Your task | Select from the records below every line that has the word "this" in it.

— START OF Material for the task —

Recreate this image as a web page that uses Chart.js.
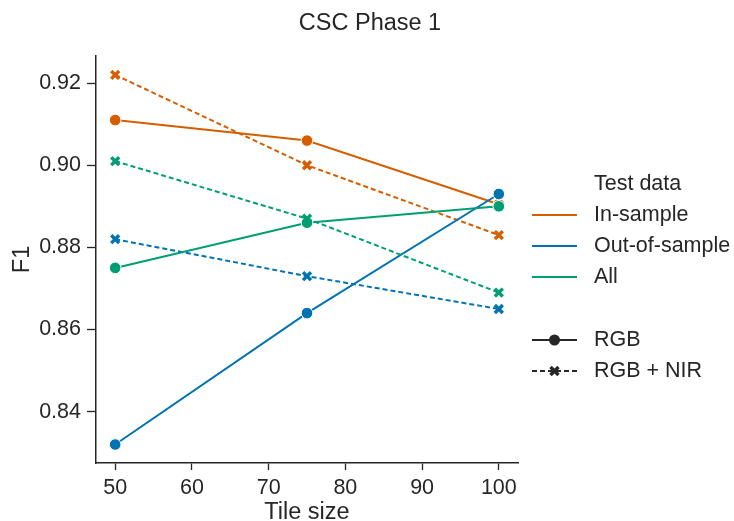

— END OF Material for the task —
— START OF Material for the task —

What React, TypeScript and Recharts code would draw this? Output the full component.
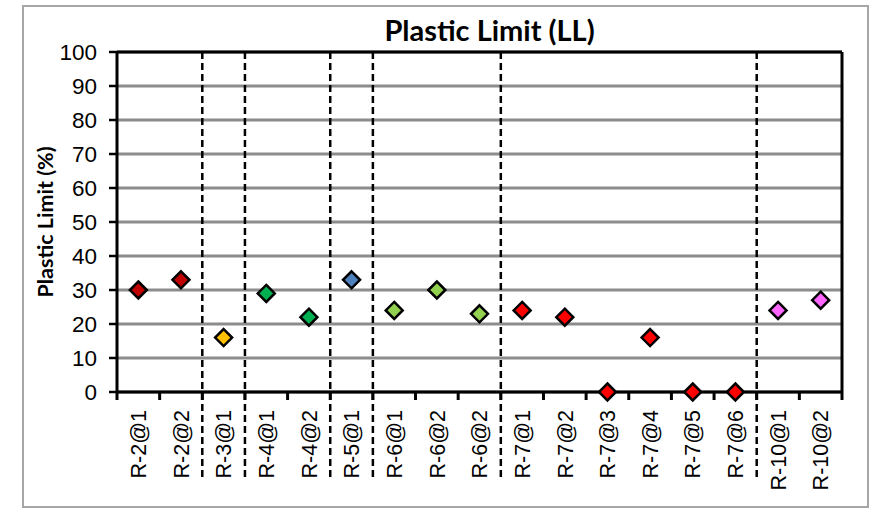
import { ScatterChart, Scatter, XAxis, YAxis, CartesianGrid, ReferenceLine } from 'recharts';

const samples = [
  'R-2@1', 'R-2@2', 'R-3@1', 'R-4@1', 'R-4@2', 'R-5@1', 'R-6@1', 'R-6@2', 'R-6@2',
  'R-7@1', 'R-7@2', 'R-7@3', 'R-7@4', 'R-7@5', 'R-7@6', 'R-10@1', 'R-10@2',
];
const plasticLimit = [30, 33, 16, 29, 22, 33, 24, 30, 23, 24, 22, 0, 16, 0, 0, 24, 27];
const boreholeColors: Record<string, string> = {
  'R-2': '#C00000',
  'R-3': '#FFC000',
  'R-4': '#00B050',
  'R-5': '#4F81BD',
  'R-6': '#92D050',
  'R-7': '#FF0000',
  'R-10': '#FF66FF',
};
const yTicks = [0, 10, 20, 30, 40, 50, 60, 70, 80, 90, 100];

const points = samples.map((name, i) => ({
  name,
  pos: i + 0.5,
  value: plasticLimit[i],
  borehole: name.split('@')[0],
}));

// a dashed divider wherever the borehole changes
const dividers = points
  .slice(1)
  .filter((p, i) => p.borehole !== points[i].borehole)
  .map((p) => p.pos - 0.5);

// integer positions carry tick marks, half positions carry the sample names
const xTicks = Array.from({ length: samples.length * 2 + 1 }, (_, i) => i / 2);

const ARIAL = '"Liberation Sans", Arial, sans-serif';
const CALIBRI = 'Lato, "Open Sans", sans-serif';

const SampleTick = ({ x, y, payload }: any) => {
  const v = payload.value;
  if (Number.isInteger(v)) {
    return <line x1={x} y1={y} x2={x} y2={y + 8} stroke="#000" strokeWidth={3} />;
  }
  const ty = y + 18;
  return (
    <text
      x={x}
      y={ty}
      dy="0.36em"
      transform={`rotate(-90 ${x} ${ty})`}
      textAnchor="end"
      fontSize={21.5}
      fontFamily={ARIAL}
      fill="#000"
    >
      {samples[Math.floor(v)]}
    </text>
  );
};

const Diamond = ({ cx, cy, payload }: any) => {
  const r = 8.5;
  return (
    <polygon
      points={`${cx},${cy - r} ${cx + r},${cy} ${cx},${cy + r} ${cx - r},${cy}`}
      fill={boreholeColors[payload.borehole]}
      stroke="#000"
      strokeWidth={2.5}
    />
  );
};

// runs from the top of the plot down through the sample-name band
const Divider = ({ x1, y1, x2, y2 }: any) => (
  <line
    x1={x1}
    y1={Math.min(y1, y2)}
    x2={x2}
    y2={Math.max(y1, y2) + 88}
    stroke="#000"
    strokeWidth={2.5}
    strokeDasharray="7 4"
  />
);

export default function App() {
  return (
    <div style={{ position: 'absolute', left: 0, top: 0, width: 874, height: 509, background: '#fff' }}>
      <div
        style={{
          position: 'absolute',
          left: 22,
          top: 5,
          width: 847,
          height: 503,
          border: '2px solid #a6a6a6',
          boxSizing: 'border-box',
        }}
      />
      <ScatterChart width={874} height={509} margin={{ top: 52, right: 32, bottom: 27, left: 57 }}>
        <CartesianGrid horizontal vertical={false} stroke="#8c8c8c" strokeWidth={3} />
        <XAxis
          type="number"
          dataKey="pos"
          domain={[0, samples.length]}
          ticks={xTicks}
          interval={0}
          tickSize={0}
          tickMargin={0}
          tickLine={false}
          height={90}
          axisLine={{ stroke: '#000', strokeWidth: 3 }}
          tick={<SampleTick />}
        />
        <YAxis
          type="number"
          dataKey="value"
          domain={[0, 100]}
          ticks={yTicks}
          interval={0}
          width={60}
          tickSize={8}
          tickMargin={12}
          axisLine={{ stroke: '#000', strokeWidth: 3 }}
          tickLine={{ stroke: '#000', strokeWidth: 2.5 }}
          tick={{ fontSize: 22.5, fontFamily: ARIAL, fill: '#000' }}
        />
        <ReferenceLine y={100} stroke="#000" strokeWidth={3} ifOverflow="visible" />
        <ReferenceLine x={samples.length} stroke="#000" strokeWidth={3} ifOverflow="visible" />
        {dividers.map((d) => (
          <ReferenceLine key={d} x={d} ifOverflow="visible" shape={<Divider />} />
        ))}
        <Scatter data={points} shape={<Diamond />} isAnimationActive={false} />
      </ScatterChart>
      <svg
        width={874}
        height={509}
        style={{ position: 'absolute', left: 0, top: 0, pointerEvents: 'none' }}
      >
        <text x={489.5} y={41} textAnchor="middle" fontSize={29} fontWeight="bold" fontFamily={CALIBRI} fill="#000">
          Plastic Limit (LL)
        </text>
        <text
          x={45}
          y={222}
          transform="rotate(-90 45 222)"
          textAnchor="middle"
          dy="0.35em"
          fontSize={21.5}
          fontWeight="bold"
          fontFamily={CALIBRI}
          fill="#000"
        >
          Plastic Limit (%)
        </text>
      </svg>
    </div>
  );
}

— END OF Material for the task —

Complete output |
Recreate this image as a web page that uses Chart.js.
What React, TypeScript and Recharts code would draw this? Output the full component.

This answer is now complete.